Na capa: Manuela Costa Lima
Folhinhas de calendários sempre me encantaram. Tanto como objeto, por sua pequena escala, que cabe na palma da mão, seu grampo metálico que reúne todas aquelas folhas de papel-jornal e seu caráter corriqueiro e popular, mas também por sua carga simbólica, pela maneira que nos permite realizar fisicamente a passagem do tempo no ato de destacar do todo, dia a dia, mais uma página.
Parti desse objeto porque desejava fazer um trabalho que falasse do tempo, mas, ao me deparar com seu conteúdo — eram folhinhas do Sagrado Coração de Jesus —, acabei enveredando por outro caminho. Feitas pela Ordem Franciscana, as folhinhas traziam, em cada página equivalente ao dia do ano, uma citação bíblica, uma frase de um santo, um escritor ou uma personalidade que marcou a história. Além disso, elas informavam a fase lunar, o início de cada estação e as hortaliças para se plantar ou colher, traziam anedotas, indicações de leitura, orações.
Esse apanhado de informações corriqueiras ao lado de coisas sagradas resume muito do que tenho produzido recentemente. Religiosa que sou, me sensibiliza muito a manifestação divina no ordinário. Busco, com muitos de meus trabalhos, apenas revelar ou enfatizar essa presença invisível.

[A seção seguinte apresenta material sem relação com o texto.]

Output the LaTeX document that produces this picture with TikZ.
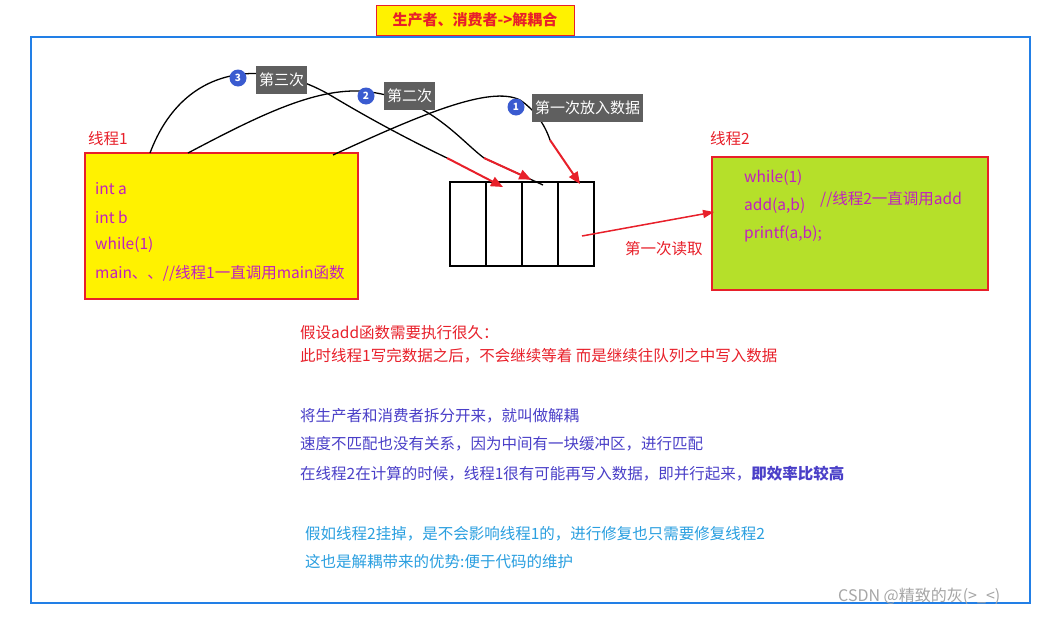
\documentclass[tikz,border=0pt]{standalone}
\usepackage{fontspec}
\setmainfont{Noto Sans CJK SC}
\usetikzlibrary{arrows.meta,calc}
\definecolor{mag}{HTML}{C020C0}
\definecolor{ttred}{HTML}{E8202A}
\definecolor{bpur}{HTML}{4A3FC8}
\definecolor{lblue}{HTML}{2A9FE0}
\definecolor{badge}{HTML}{3A5BD0}
\definecolor{tag}{HTML}{5F5F5F}
\definecolor{lime}{HTML}{B5E02A}
\begin{document}
\begin{tikzpicture}[x=1pt,y=-1pt,
  txt/.style={anchor=west,inner sep=0pt,font=\fontsize{15.5}{17}\selectfont},
  bdg/.style={circle,fill=badge,text=white,inner sep=0pt,minimum size=17pt,font=\fontsize{10}{10}\selectfont\bfseries},
  tagbox/.style={fill=tag,text=white,inner sep=3pt,minimum height=28pt,font=\fontsize{15}{16}\selectfont},
  curve/.style={line width=1.3pt,black},
  rarrow/.style={line width=2pt,ttred,-{Triangle[length=12pt,width=10pt]}}]
\useasboundingbox (0,0) rectangle (1047,616);
\fill[white] (0,0) rectangle (1047,616);
\draw[line width=1.5pt,lblue!80!blue] (31,37) rectangle (1030,603);
\node[draw=ttred,fill=yellow,text=ttred,minimum width=198pt,minimum height=30pt,inner sep=0pt,font=\fontsize{15}{16}\selectfont\bfseries] (title) at (475,20) {生产者、消费者->解耦合};
\node[txt,text=ttred] (l1) at (88,139) {线程1};
\node[draw=ttred,line width=1.2pt,fill=yellow,minimum width=273pt,minimum height=146pt] (b1) at (221.5,226) {};
\node[txt,text=mag] (a1) at (95,189) {int a};
\node[txt,text=mag] (a2) at (95,217) {int b};
\node[txt,text=mag] (a3) at (95,245) {while(1)};
\node[txt,text=mag] (a4) at (95,273) {main、、//线程1一直调用main函数};
\node[draw,line width=1.2pt,minimum width=144pt,minimum height=84pt] (q) at (522,224) {};
\foreach \x in {486,522,558} \draw[line width=1.2pt] (\x,182) -- (\x,266);
\node[txt,text=ttred] (l2) at (710,139) {线程2};
\node[draw=ttred,line width=1.2pt,fill=lime,minimum width=276pt,minimum height=133pt] (b2) at (850,223.5) {};
\node[txt,text=mag] (c1) at (744,178) {while(1)};
\node[txt,text=mag] (c2) at (744,206) {add(a,b)};
\node[txt,text=mag] (c3) at (744,234) {printf(a,b);};
\node[txt,text=mag] (c4) at (820,199) {//线程2一直调用add};
\coordinate (rs) at (582,236);
\coordinate (re) at (714,212);
\draw[line width=1.5pt,ttred,-{Triangle[length=11pt,width=8pt]}] (rs) -- (re);
\node[txt,text=ttred] (rd) at (625,249) {第一次读取};
% curves
\coordinate (s3) at (150,153); \coordinate (m3) at (447,158); \coordinate (e3) at (503,187);
\coordinate (s2) at (188,153); \coordinate (m2) at (484,158); \coordinate (e2) at (543,185);
\coordinate (s1) at (333,155); \coordinate (m1) at (550,140); \coordinate (e1) at (580,184);
\draw[curve] (s3) .. controls (185,60) and (270,60) .. (330,95) .. controls (380,125) and (420,145) .. (m3);
\draw[curve] (s2) .. controls (260,115) and (320,85) .. (370,92) .. controls (430,100) and (460,140) .. (m2);
\draw[curve] (s1) .. controls (420,115) and (490,85) .. (520,100) .. controls (535,110) and (545,125) .. (m1);
\draw[curve] (m2) -- (e2);
\draw[rarrow] (m3) -- (e3);
\draw[rarrow] (m2) -- ($(m2)!0.8!(e2)$);
\draw[rarrow] (m1) -- (e1);
% badges
\node[bdg] (n3) at (238,78) {3};
\node[tagbox,anchor=west] (t3) at (256,80) {第三次};
\node[bdg] (n2) at (366,96) {2};
\node[tagbox,anchor=west] (t2) at (384,96) {第二次};
\node[bdg] (n1) at (516,107) {1};
\node[tagbox,anchor=west] (t1) at (532,108) {第一次放入数据};
% texts
\node[txt,text=ttred] (p1) at (300,333) {假设add函数需要执行很久：};
\node[txt,text=ttred] (p2) at (300,356) {此时线程1写完数据之后，不会继续等着 而是继续往队列之中写入数据};
\node[txt,text=bpur] (p3) at (300,416) {将生产者和消费者拆分开来，就叫做解耦};
\node[txt,text=bpur] (p4) at (300,444) {速度不匹配也没有关系，因为中间有一块缓冲区，进行匹配};
\node[txt,text=bpur] (p5) at (300,474) {在线程2在计算的时候，线程1很有可能再写入数据，即并行起来，\textbf{即效率比较高}};
\node[txt,text=lblue] (p6) at (305,534) {假如线程2挂掉，是不会影响线程1的，进行修复也只需要修复线程2};
\node[txt,text=lblue] (p7) at (305,562) {这也是解耦带来的优势:便于代码的维护};
\node[txt,text=gray!70,font=\fontsize{16}{17}\selectfont] (wm) at (838,596) {CSDN @精致的灰(>\_<)};
\end{tikzpicture}
\end{document}
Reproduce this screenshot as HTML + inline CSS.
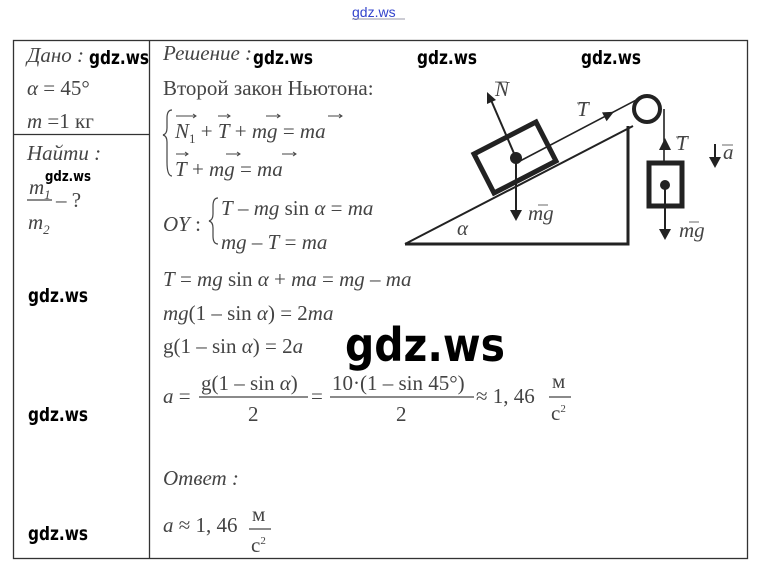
<!DOCTYPE html>
<html><head><meta charset="utf-8"><style>
html,body{margin:0;padding:0;background:#fff;width:758px;height:570px;overflow:hidden}
svg{display:block}
.m{font-family:"Liberation Serif",serif;font-size:21px;fill:#444}
.i{font-style:italic}
.w{font-family:"DejaVu Sans","Liberation Sans",sans-serif;font-weight:bold;fill:#000}
</style></head><body>
<svg width="758" height="570" viewBox="0 0 758 570" xmlns="http://www.w3.org/2000/svg">
<text x="352" y="17" font-family="Liberation Sans,sans-serif" font-size="14" fill="#3344cc">gdz.ws</text>
<line x1="352" y1="19" x2="405" y2="19" stroke="#99a" stroke-width="1"/>
<!-- table -->
<rect x="13.5" y="40.5" width="734" height="518" fill="none" stroke="#333" stroke-width="1.3"/>
<line x1="149.5" y1="40" x2="149.5" y2="559" stroke="#333" stroke-width="1.3"/>
<line x1="13" y1="134.5" x2="149" y2="134.5" stroke="#333" stroke-width="1.3"/>
<!-- left column -->
<text class="m i" x="27" y="62">Дано :</text>
<text class="m" x="27" y="95"><tspan class="i">α</tspan> = 45°</text>
<text class="m" x="27" y="128"><tspan class="i">m</tspan> =1 кг</text>
<text class="m i" x="27" y="160">Найти :</text>
<text class="m i" x="29" y="194">m<tspan font-size="13" dy="5">1</tspan></text>
<line x1="27" y1="200" x2="52" y2="200" stroke="#444" stroke-width="1.3"/>
<text class="m" x="56" y="207">– ?</text>
<text class="m i" x="28" y="229">m<tspan font-size="13" dy="5">2</tspan></text>
<!-- right column -->
<text class="m i" x="163" y="60">Решение :</text>
<text class="m" x="163" y="95">Второй закон Ньютона:</text>
<text class="m i" x="175" y="138">N<tspan font-size="13" dy="5" font-style="normal">1</tspan><tspan dy="-5" font-style="normal"> + </tspan>T<tspan font-style="normal"> + </tspan>mg<tspan font-style="normal"> = </tspan>ma</text>
<text class="m i" x="175" y="176">T<tspan font-style="normal"> + </tspan>mg<tspan font-style="normal"> = </tspan>ma</text>
<path d="M172 110 q-5 0 -5 8 v10 q0 6 -4 7 q4 1 4 7 v20 q0 14 5 14" fill="none" stroke="#444" stroke-width="1.2"/>
<g stroke="#444" stroke-width="1" fill="none">
<path d="M176 116h20m-3 -2l3 2-3 2M218 116h12m-3-2l3 2-3 2M266 116h14m-3-2l3 2-3 2M328 116h14m-3-2l3 2-3 2"/>
<path d="M176 154h12m-3-2l3 2-3 2M226 154h14m-3-2l3 2-3 2M282 154h14m-3-2l3 2-3 2"/>
</g>
<text class="m i" x="163" y="231">OY<tspan font-style="normal"> :</tspan></text>
<path d="M218 198 q-5 0 -5 8 v8 q0 6 -4 7 q4 1 4 7 v8 q0 8 5 8" fill="none" stroke="#444" stroke-width="1.2"/>
<text class="m i" x="221" y="215">T<tspan font-style="normal"> – </tspan>mg<tspan font-style="normal"> sin </tspan>α<tspan font-style="normal"> = </tspan>ma</text>
<text class="m i" x="221" y="249">mg<tspan font-style="normal"> – </tspan>T<tspan font-style="normal"> = </tspan>ma</text>
<text class="m i" x="163" y="286">T<tspan font-style="normal"> = </tspan>mg<tspan font-style="normal"> sin </tspan>α<tspan font-style="normal"> + </tspan>ma<tspan font-style="normal"> = </tspan>mg<tspan font-style="normal"> – </tspan>ma</text>
<text class="m i" x="163" y="320">mg<tspan font-style="normal">(1 – sin </tspan>α<tspan font-style="normal">) = 2</tspan>ma</text>
<text class="m" x="163" y="353">g(1 – sin <tspan class="i">α</tspan>) = 2<tspan class="i">a</tspan></text>
<text class="m" x="163" y="403"><tspan class="i">a</tspan> =</text>
<text class="m" x="201" y="390">g(1 – sin <tspan class="i">α</tspan>)</text>
<line x1="199" y1="397" x2="308" y2="397" stroke="#444" stroke-width="1.2"/>
<text class="m" x="248" y="421">2</text>
<text class="m" x="311" y="403">=</text>
<text class="m" x="332" y="390">10·(1 – sin 45°)</text>
<line x1="330" y1="397" x2="474" y2="397" stroke="#444" stroke-width="1.2"/>
<text class="m" x="396" y="421">2</text>
<text class="m" x="476" y="403">≈ 1, 46</text>
<text class="m" x="552" y="388" font-size="17">м</text>
<line x1="549" y1="397" x2="571" y2="397" stroke="#444" stroke-width="1.2"/>
<text class="m" x="551" y="420">с<tspan font-size="11" dy="-8">2</tspan></text>
<text class="m i" x="163" y="485">Ответ :</text>
<text class="m" x="163" y="532"><tspan class="i">a</tspan> ≈ 1, 46</text>
<text class="m" x="252" y="521" font-size="17">м</text>
<line x1="249" y1="529" x2="271" y2="529" stroke="#444" stroke-width="1.2"/>
<text class="m" x="251" y="552">с<tspan font-size="11" dy="-8">2</tspan></text>
<!-- diagram -->
<g stroke="#222" fill="none">
<path d="M405 244 L628 244 L628 126" stroke-width="3"/>
<line x1="405" y1="244" x2="633" y2="126" stroke-width="2"/>
<line x1="520" y1="161" x2="640" y2="98" stroke-width="1.6"/>
<circle cx="647" cy="109" r="13" stroke-width="4"/>
<line x1="664" y1="109" x2="664" y2="162" stroke-width="1.6"/>
<polygon points="474,154 536,122 556,161 494,193" stroke-width="5" stroke-linejoin="miter"/>
<rect x="649" y="163" width="33" height="43" stroke-width="5"/>
<line x1="516" y1="158" x2="491" y2="100" stroke-width="2"/>
<line x1="516" y1="158" x2="516" y2="212" stroke-width="2"/>
<line x1="665" y1="185" x2="665" y2="232" stroke-width="2"/>
<line x1="715" y1="144" x2="715" y2="160" stroke-width="2"/>
</g>
<g fill="#222">
<circle cx="516" cy="158" r="6"/>
<circle cx="665" cy="185" r="5"/>
<polygon points="487,92 487,104 496,100"/>
<polygon points="510,210 522,210 516,221"/>
<polygon points="659,229 671,229 665,240"/>
<polygon points="709,157 721,157 715,168"/>
<polygon points="659,150 671,150 665,138"/>
<polygon points="614,111.7 606.6,121.2 602,112.4"/>
</g>
<g class="m i" font-size="14">
<text x="495" y="96">N</text><line x1="495" y1="82" x2="507" y2="82" stroke="#444" stroke-width="0.8"/>
<text x="577" y="116">T</text><line x1="577" y1="103" x2="587" y2="103" stroke="#444" stroke-width="0.8"/>
<text x="676" y="150">T</text><line x1="676" y1="137" x2="686" y2="137" stroke="#444" stroke-width="0.8"/>
<text x="723" y="159">a</text><line x1="722" y1="145" x2="733" y2="145" stroke="#444" stroke-width="0.8"/>
<text x="528" y="220">mg</text><line x1="538" y1="205" x2="548" y2="205" stroke="#444" stroke-width="0.8"/>
<text x="679" y="237">mg</text><line x1="689" y1="222" x2="699" y2="222" stroke="#444" stroke-width="0.8"/>
<text x="457" y="235">α</text>
</g>
<!-- watermarks -->
<g class="w" font-size="19">
<text x="89" y="64" textLength="60" lengthAdjust="spacingAndGlyphs">gdz.ws</text>
<text x="253" y="64" textLength="60" lengthAdjust="spacingAndGlyphs">gdz.ws</text>
<text x="417" y="64" textLength="60" lengthAdjust="spacingAndGlyphs">gdz.ws</text>
<text x="581" y="64" textLength="60" lengthAdjust="spacingAndGlyphs">gdz.ws</text>
<text x="28" y="302" textLength="60" lengthAdjust="spacingAndGlyphs">gdz.ws</text>
<text x="28" y="421" textLength="60" lengthAdjust="spacingAndGlyphs">gdz.ws</text>
<text x="28" y="540" textLength="60" lengthAdjust="spacingAndGlyphs">gdz.ws</text>
</g>
<text class="w" x="45" y="181" font-size="14" font-weight="normal" textLength="46" lengthAdjust="spacingAndGlyphs">gdz.ws</text>
<text class="w" x="345" y="361" font-size="46" textLength="160" lengthAdjust="spacingAndGlyphs">gdz.ws</text>
</svg>
</body></html>
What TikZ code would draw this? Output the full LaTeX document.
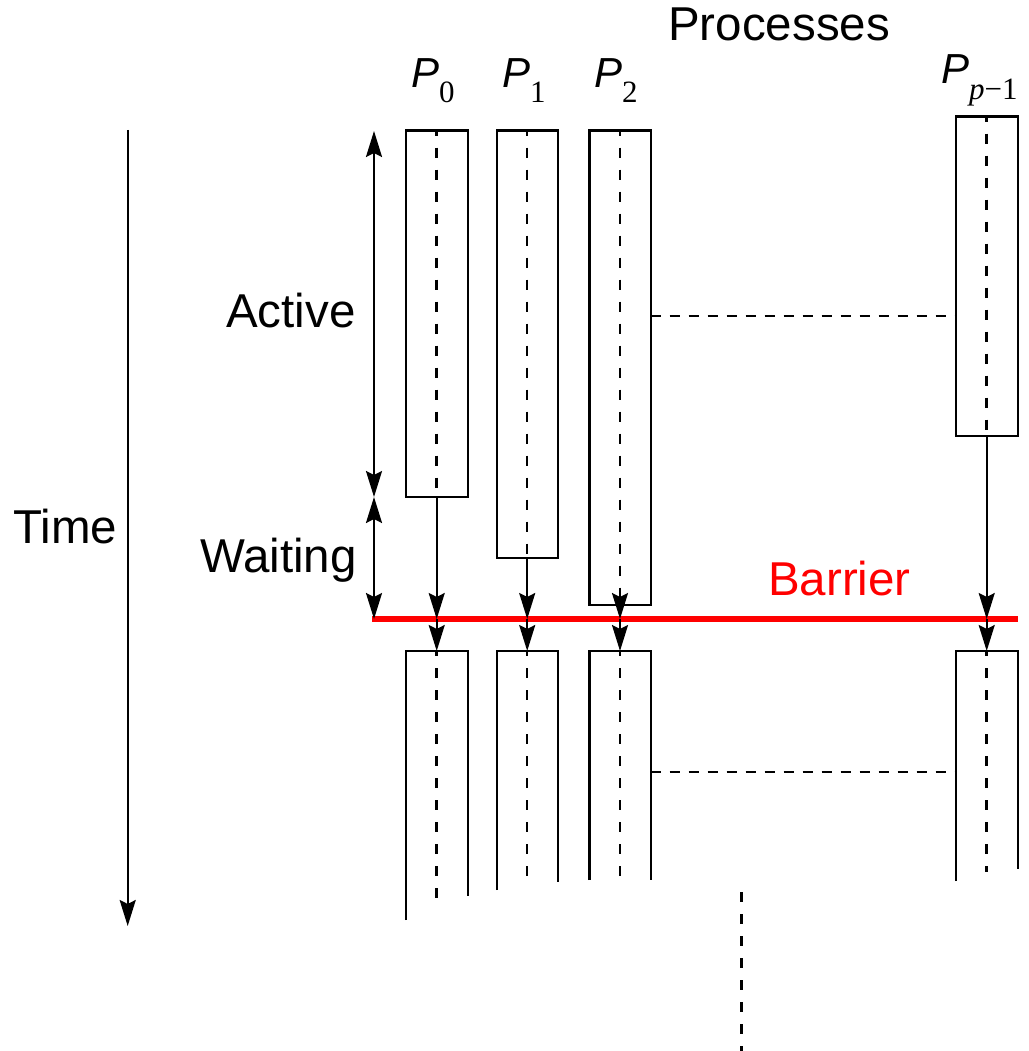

As Folhinhas remetem aos ícones bizantinos. Com planos de cor recubro frases ou informações que me chamam a atenção. O dourado envolve o restante, como a luz divina nos ícones. Deixo, por vezes, apenas uma ou poucas palavras que dão pista do que está ali velado. A composição entre algumas dessas peças cria uma espécie de poema visual, em que forma e cor são pretextos para que, silenciosamente, adentremos essa dimensão sagrada no cotidiano.